In San Francisco, our summer weather usually arrives in mid-late September and sometimes lasts as long as early November. Nick and I had noticed that the middle of this week looked ideal for playing hooky from work and going to our favorite beach, the ever-elusive and, yes, clothing-optional Gray Whale Cove. I say 'ever elusive' because too often, we've ventured down Highway 1 from San Francisco on a warm, sunny day only to discover the beach had disappeared beneath an impenetrably gray, chilly fog.
This is why I call Gray Whale Cove 'the Brigadoon of beaches.'And on Wednesday, it materialized out of the mist to deliver a spectacular, warm, sunny beach day. Nick and I settled in for the afternoon. My beach bag bulged with an iPad, a Kindle, an iPhone, the day's New York Times, a notepad, and other stuff I'd planned to get to. There was this blog to update, some research to do, email to answer, stories to read about the previous night's presidential debate.
Before long, Nick and I became absorbed by the spectacle of waves smashing against distant rocks, exploding into what looked like fireworks. I felt the coarse, golden, warm sand against my bare feet.
|Gray Whale Cove, as seen from the hill above the beach|
Periodically throughout the afternoon, a tension crept into my body. Since it was midweek, there must be email that needed my immediate attention. And yet, here we were, taking much-needed time away from work on a beautiful beach, a place where one day long in the future, I would like some of my ashes scattered. The iPhone stayed in my backpack along with everything else I'd brought until about 5 p.m., when we were packing to leave.

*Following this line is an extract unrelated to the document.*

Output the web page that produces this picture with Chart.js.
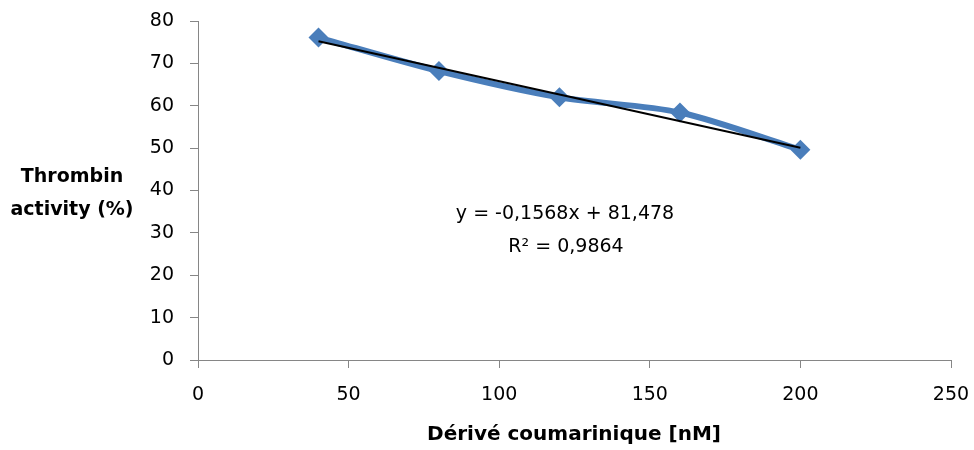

That's when I saw it: an email from a producer at KQED, a highly respected public radio station in San Francisco. She wanted to know if, as the author of a recently produced play that addresses San Francisco's public nudity controversy, I'd care to speak on that topic during the next day's Forum program. Hurriedly, I tried to respond to the email, but the signal on the beach was too weak. Clearly, my response would have to wait until we climbed the many steps that led back up to the road and the parking lot. Over three hours had passed since the producer had emailed me; wouldn't they have found someone else by now?, I wondered.
Before I even started up those steps, however, something amazing (for me) happened. I was grateful I hadn't checked my email until then. Being on KQED the next morning would have consumed my thoughts the rest of that afternoon: What wise or funny things could I say? Who else might be on the program? How could I get a digital copy? The radio show would have drowned out the crashing waves, and it would most likely have derailed the spirituality discussion.
As I expected, when I was able to reach her, the KQED producer informed me she had made other plans. She encouraged me to listen the next morning and if I felt inclined, to call in. I did as she suggested, but the lines were jammed.
The road to talking about my play on a popular radio show had been sealed off, just as the fragile Highway 1 that leads to Gray Whale Cove often is after a strong winter storm. But that afternoon on the beach, another path started to materialize out of the fog. I move toward it, grateful.